La vigne souffre. Avant même le coup d’arrêt donné à l’économie mondiale par le covid-19, le secteur viticole souffrait. Aujourd’hui s’organise la distillation de surplus afin de vider les caves à la veille des vendanges. Dans le même temps, la vigne connaît son lot d’aléas climatiques, grêle en tête, et de pression de maladies comme le mildiou. Les perspectives s’assombrissent. Une légende à l’origine même de la vigne et du vin me revient, qui exprime la douleur face à la dureté de la réalité, et la douceur, née de la capacité à la surmonter.
Le mythe figure chez Ovide, au er siècle, sous une forme simple: mort accidentellement en offrant une grappe de raisins à Dionysos, Ampélos, jeune satyre de Thrace, est transformé en étoile dans la constellation du vendangeur. Il est repris sous la plume de Nonnos de Panapolis dans les Dionysiaques au Ve siècle. Le poète grec construit une histoire quasiment nouvelle, « un récit absent de la littérature antique qui s’affranchit de la tradition» selon l’helléniste Nicole Kröll.

Dionysos aimait le beau satyre. Lorqu’Ampélos est tué par un taureau furieux selon les plans de la déesse Héra, Dionysos verse de l’ambroisie, le nectar de l’Olympe, sur les plaies de son corps. A la vue du dieu fou de chagrin, prises de pitié, les Moires, qui tissent les Destinées, accordent alors une seconde vie au satyre en le changeant en vigne :
« Et, tandis que Dionysos gémit, voici qu’une grande merveille se produit sous ses yeux.

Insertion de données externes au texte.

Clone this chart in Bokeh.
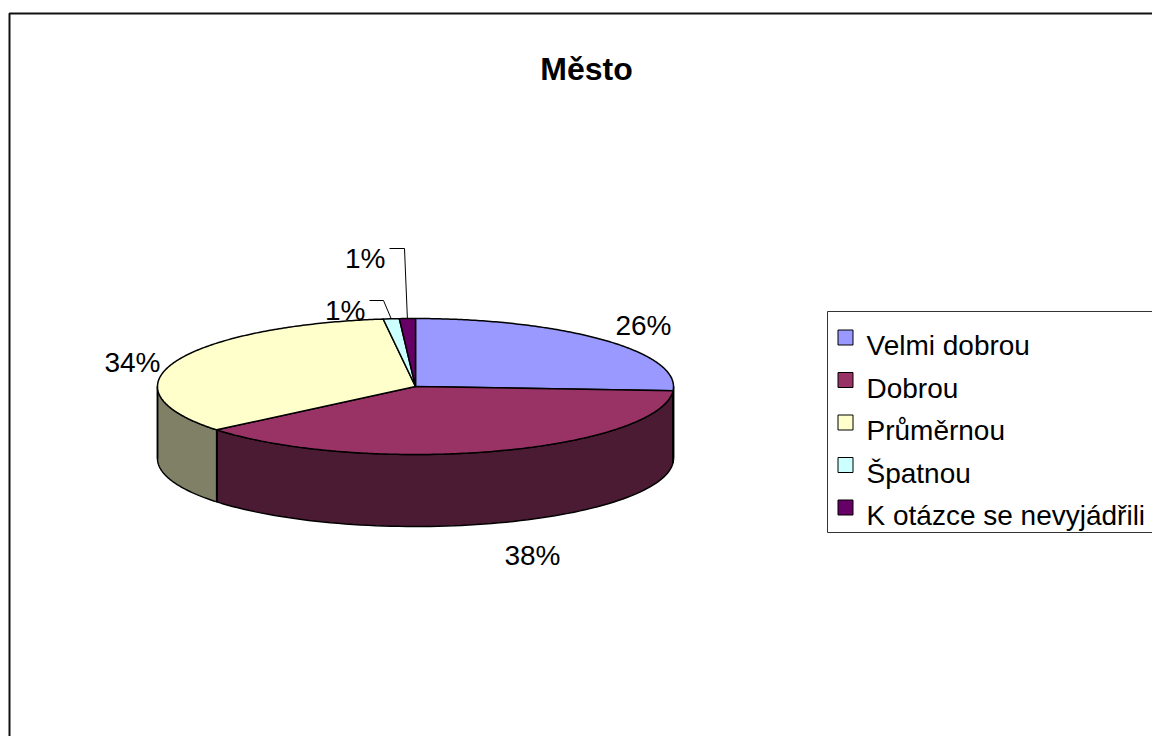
import numpy as np
from bokeh.plotting import figure
from bokeh.models import Range1d
from bokeh.core.properties import value
from bokeh.embed import file_html
from bokeh.resources import INLINE

# ---- data ----
title = "Město"
categories = ["Velmi dobrou", "Dobrou", "Průměrnou", "Špatnou", "K otázce se nevyjádřili"]
percent = [26, 38, 34, 1, 1]
top_colors = ["#9999FF", "#993366", "#FFFFCC", "#CCFFFF", "#660066"]
side_colors = ["#4C4C80", "#4B1A33", "#808066", "#668080", "#330033"]

# ---- layout (screen pixels) ----
CX, CY, RX, RY, DEPTH = 415.0, 386.0, 258.0, 68.0, 72.0
FONT = "Liberation Sans"
LABEL_SIZE = "28px"
LEGEND_SIZE = "28px"
# label anchor (x, baseline y, align) and optional leader corner
label_pos = [(643, 325, "center"), (532, 555, "center"), (132, 362, "center"),
             (365, 310, "right"), (385, 258, "right")]
leader_corner = [None, None, None, (383, 300), (404, 248)]

W, H = 1152, 736
p = figure(width=W, height=H, output_backend="svg", toolbar_location=None,
           x_range=Range1d(0, W), y_range=Range1d(H, 0),
           x_axis_location=None, y_axis_location=None, min_border=0,
           outline_line_color=None, background_fill_color="white",
           border_fill_color="white")
p.grid.visible = False

# chart frame (right/bottom fall outside the window)
p.line([9, 9, 1200], [800, 13, 13], line_color="#111111", line_width=2)

def ell(t_deg, dy=0.0):
    t = np.radians(t_deg)
    return CX + RX * np.sin(t), CY - RY * np.cos(t) + dy

total = float(sum(percent))
bounds = np.concatenate([[0.0], np.cumsum(percent) / total * 360.0])

# side faces (front half: 90..270 deg clockwise from top)
sx, sy, sc = [], [], []
edge_lines_x, edge_lines_y = [], []
for i in range(len(percent)):
    a, b = max(bounds[i], 90.0), min(bounds[i + 1], 270.0)
    if b <= a:
        continue
    t = np.linspace(a, b, 80)
    xt, yt = ell(t)
    xb, yb = ell(t[::-1], DEPTH)
    sx.append(list(xt) + list(xb))
    sy.append(list(yt) + list(yb))
    sc.append(side_colors[i])
    for ang in (a, b):
        x0, y0 = ell(ang)
        edge_lines_x.append([x0, x0])
        edge_lines_y.append([y0, y0 + DEPTH])
p.patches(sx, sy, fill_color=sc, line_color="black", line_width=1.5)
p.multi_line(edge_lines_x, edge_lines_y, line_color="black", line_width=1.5)

# top faces
tx, ty = [], []
for i in range(len(percent)):
    t = np.linspace(bounds[i], bounds[i + 1], max(4, int(percent[i] * 6)))
    xe, ye = ell(t)
    tx.append([CX] + list(xe))
    ty.append([CY] + list(ye))
p.patches(tx, ty, fill_color=top_colors, line_color="black", line_width=1.5)

# title
p.text(x=[586], y=[68], text=[title], text_font=value(FONT), text_font_size="32px",
       text_font_style="bold", text_align="center", text_baseline="alphabetic",
       text_color="black")

# data labels
for i, pct in enumerate(percent):
    lx, ly, al = label_pos[i]
    p.text(x=[lx], y=[ly], text=[f"{pct}%"], text_font=value(FONT),
           text_font_size=LABEL_SIZE, text_align=al, text_baseline="alphabetic",
           text_color="black")
    if leader_corner[i] is not None:
        cxn, cyn = leader_corner[i]
        mid = (bounds[i] + bounds[i + 1]) / 2.0
        ex, ey = ell(mid)
        p.line([lx + 4, cxn, ex], [cyn, cyn, ey], line_color="black", line_width=1)

# legend
p.quad(left=[827], right=[1200], top=[311], bottom=[532], fill_color="white",
       line_color="#333333", line_width=1)
row_y = [337 + 42.5 * k for k in range(len(categories))]
p.rect(x=[845] * len(categories), y=row_y, width=15, height=15,
       fill_color=top_colors, line_color="black", line_width=1)
p.text(x=[866] * len(categories), y=[yy + 8 for yy in row_y], text=categories,
       text_font=value(FONT), text_font_size=LEGEND_SIZE, text_align="left",
       text_baseline="alphabetic", text_color="black")

open("out.html", "w").write(file_html(p, INLINE))
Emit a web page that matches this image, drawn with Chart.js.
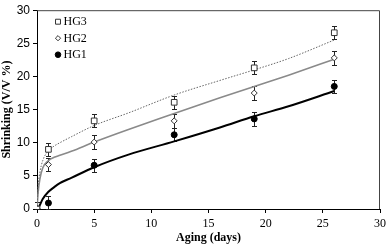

Le corps sans vie se redressa, ondulent tel un reptile,
Et Ampelos serpentant devint une délicieuse plante fertile.
A mesure que le corps sans vie se métamorphose,
Son ventre s’étire et devient tronc, ses doigts vrilles et ses pieds racines.
Les rinceaux de ses boucles furent grappes,
Sa peau de faon se couvrit d’une chatoyante floraison de fruits,
Des pampres naquirent de son long col,
Le coude replié n’est qu’un sarment tendant ses raisins,
Son front aux volutes cornues s’incline sous le poids des grappes.
Ce qui fut son ami devint son doux ombrage.
Dionysos mord le raisin, goûte au brûlant breuvage.
Et le sang d’Ampelos rosit ses blanches mains. »

Le jus de la vigne, de la vie renaissante jaillit comme un sang nourricier de la main de Dionysos, qui en tire le premier vin des mortels. Par là, il se guérit lui-même de son chagrin, sublime sa douleur pour mieux accomplir sa mission terrestre : faire connaître le vin aux hommes et leur enseigner l’art de le faire.
La légende subsiste telle quelle, sans autre référence après Nonnos de Panapolis, et sans grandes représentations iconographiques d’Ampélos. Tombé dans l’oubli ? Pas tout à fait. Le jeune et beau satyre est entré dans l’histoire et dans notre langage par l’ampélographie, science qui étudie les cépages. Malgré les coups d’arrêt, les coups de mildiou, les coups du sort, la vigne, telle Ampélos, renaît toujours.